Now, though? Now, such facile answers seem like pots at the end of a rainbow; now, an answer to this question requires a few minutes of your time, and possibly more than a few clarifying questions.

Or, “What do I do, what do I dooooo?”

What do I do? I’m a hyphenate. To be more specific, I’m a writer-writing tutor-college application consultant-transcriptionist-proofreader-editor; oh, and also, a student at a ministry school. A very difficult-to-describe ministry school, as luck would have it. (I should add blogger to that list, but clearly, with all these hyphens, those that come sans pay have been slipping.) And I’m applying to graduate schools, since you’re asking, and therefore obviously care deeply about my personal life.

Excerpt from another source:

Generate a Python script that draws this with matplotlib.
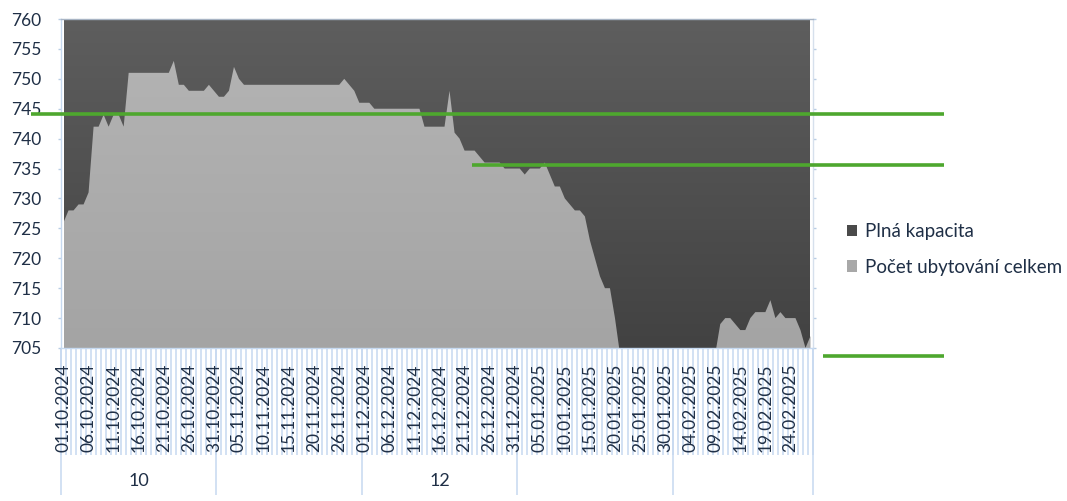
import numpy as np
import pandas as pd
import matplotlib
matplotlib.use('Agg')
import matplotlib.pyplot as plt
from matplotlib.colors import LinearSegmentedColormap
from matplotlib.patches import Patch
import matplotlib.transforms as mtransforms

plt.rcParams['font.family'] = ['Lato', 'DejaVu Sans']

# ---------------- data ----------------
# daily categories 01.10.2024 - 28.02.2025 (source has no row for 25.11.2024)
all_days = pd.date_range('2024-10-01', '2025-02-28', freq='D')
dates = [d for d in all_days if d != pd.Timestamp('2024-11-25')]
date_labels = [d.strftime('%d.%m.%Y') for d in dates]
months = [d.month for d in dates]
shown_month_labels = {10: '10', 12: '12'}

pocet_ubytovani = [
    726, 728, 728, 729, 729, 731, 742, 742, 744, 742,
    744, 744, 742, 751, 751, 751, 751, 751, 751, 751,
    751, 751, 753, 749, 749, 748, 748, 748, 748, 749,
    748, 747, 747, 748, 752, 750, 749, 749, 749, 749,
    749, 749, 749, 749, 749, 749, 749, 749, 749, 749,
    749, 749, 749, 749, 749, 749, 750, 749, 748, 746,
    746, 746, 745, 745, 745, 745, 745, 745, 745, 745,
    745, 745, 742, 742, 742, 742, 742, 748, 741, 740,
    738, 738, 738, 737, 736, 736, 736, 736, 735, 735,
    735, 735, 734, 735, 735, 735, 736, 734, 732, 732,
    730, 729, 728, 728, 727, 723, 720, 717, 715, 715,
    710, 704, 700, 700, 700, 700, 700, 700, 700, 700,
    700, 700, 700, 700, 700, 700, 700, 700, 700, 700,
    704, 709, 710, 710, 709, 708, 708, 710, 711, 711,
    711, 713, 710, 711, 710, 710, 710, 708, 705, 707,
]
plna_kapacita = [760] * len(dates)

series_names = ['Plná kapacita', 'Počet ubytování celkem']
green_levels = [744.2, 735.6, 703.7]
green_x_ranges = [(31, 944), (472, 944), (823, 944)]  # figure pixels

y_min, y_max, y_step = 705, 760, 5

# ---------------- figure ----------------
W, H = 1067, 501
fig = plt.figure(figsize=(W / 100, H / 100), dpi=100)
ax = fig.add_axes([61 / W, 1 - 348 / H, 752 / W, 329 / H])
ax.set_facecolor('white')

x = np.arange(len(dates))
text_color = '#1f2f46'
axis_blue = '#c6d9f0'


def gradient_area(xv, yv, top_col, bot_col, z):
    poly = ax.fill_between(xv, 600, yv, facecolor='none', edgecolor='none', zorder=z)
    path = poly.get_paths()[0]
    cmap = LinearSegmentedColormap.from_list('g', [bot_col, top_col])
    grad = np.linspace(1, 0, 256).reshape(-1, 1)
    im = ax.imshow(grad, aspect='auto', cmap=cmap, origin='upper',
                   extent=(xv[0], xv[-1], y_min, y_max), zorder=z,
                   interpolation='bilinear')
    im.set_clip_path(path, transform=ax.transData)


gradient_area(x, plna_kapacita, '#5e5e5e', '#424242', 1)
gradient_area(x, pocet_ubytovani, '#b5b5b5', '#a4a4a4', 2)

ax.set_xlim(-0.5, len(dates) - 0.5)
ax.set_ylim(y_min, y_max)

# y axis
ax.set_yticks(np.arange(y_min, y_max + 1, y_step))
ax.tick_params(axis='y', which='both', left=True, right=True, labelright=False,
               direction='out', length=2, width=1, color='#b8cce4',
               labelsize=12.5, labelcolor=text_color, pad=12)

# x axis: date labels every 5th category
ax.set_xticks(x[::5])
ax.set_xticklabels(date_labels[::5], rotation=90, fontsize=12.5, color=text_color)
ax.tick_params(axis='x', length=0, pad=11)

for s in ['left', 'bottom']:
    ax.spines[s].set_color(axis_blue)
ax.spines['top'].set_color('#a8b4c4')
ax.spines['right'].set_color('#d6e0ec')
for s in ax.spines.values():
    s.set_linewidth(1)

xtr = ax.get_xaxis_transform()
# category tick stripes
stripe_pos = np.arange(len(dates) + 1) - 0.5
ax.vlines(stripe_pos, -107 / 329, 0, transform=xtr, colors=axis_blue,
          linewidth=1.1, clip_on=False, zorder=0)

# month groups
bounds = [-0.5] + [i - 0.5 for i in range(1, len(months)) if months[i] != months[i - 1]] + [len(months) - 0.5]
ax.vlines(bounds, -147 / 329, 0, transform=xtr, colors=axis_blue,
          linewidth=1.1, clip_on=False, zorder=0)
for a, b in zip(bounds[:-1], bounds[1:]):
    m = months[int(a + 0.5)]
    if m in shown_month_labels:
        ax.text((a + b) / 2, -(481.5 - 348) / 329, shown_month_labels[m],
                transform=xtr, ha='center', va='center', fontsize=13,
                color=text_color)

# green reference lines (shapes over the chart)
gtr = mtransforms.blended_transform_factory(fig.transFigure, ax.transData)
for lvl, (x0, x1) in zip(green_levels, green_x_ranges):
    ax.plot([x0 / W, x1 / W], [lvl, lvl], transform=gtr, color='#4ea72e',
            linewidth=2.6, clip_on=False, zorder=10, solid_capstyle='butt')

# legend
handles = [Patch(facecolor='#4a4a4a', edgecolor='none'),
           Patch(facecolor='#a8a8a8', edgecolor='none')]
fig.legend(handles, series_names, loc='upper left',
           bbox_to_anchor=(847 / W, 1 - 223 / H), frameon=False,
           fontsize=13.5, handlelength=0.55, handleheight=0.55,
           handletextpad=0.4, labelspacing=1.0, labelcolor=text_color,
           borderaxespad=0, borderpad=0)

fig.savefig('out.png', dpi=100)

My personal life. Not pictured: me

So, it’s complicated. When people ask me what I do, I prefer to turn abstract, and to tell people that my job is like a patchwork quilt, with dozens of little squares sewn together to create a motley arrangement that somehow, (usually) pays the bills.

My life, everybody!

It’s funny, though: when I began this post a month ago, I began it with somewhat of a sour attitude, somewhat of a sense that my crazy, hyphenated world was something to be looked down upon, or to be avoided at all costs. But the truth of the matter is, it isn’t. The truth of the matter is that it rocks.

Why? Well because, ultimately, all this piecework means one thing, and one thing only: I’m doing it.

Right now, I’m making a living doing what I want to do. I’m using my English major, consistently and in several different venues, and getting paid for my expertise in each of them. Sure, none of them are full time jobs with benefits, but they are enough, and they allow me to be one of the apparently tiny proportion of college graduates who are actually using the skills they learned there out in the real world.

And, beyond just being allowed to use my expensive education for something, I’m doing what I want to do, at what is likely to be one of the only times that I’m free to do so. Honestly, what I scrape in through my jobs isn’t much–but it is enough to finance me, living on my own with roommates, taking little trips every now and then, going to a school that I chose, and applying to other schools that I’m choosing. I can flit about and do what I please–on a limited budget, sure, but how many other jobs do you know of that allow you to work from wherever you happen to be? Freelancing may not be steady money, or a lot of money, but it takes the “free” in its name seriously.

My life now isn’t easy, and it isn’t the typical “success” I was taught to strive for. But it works for me, and for where I am right now, and it has provided me with the amazing opportunity to be fully me, doing what I fully want to do, right now.

What do I do? I follow my dreams. And you?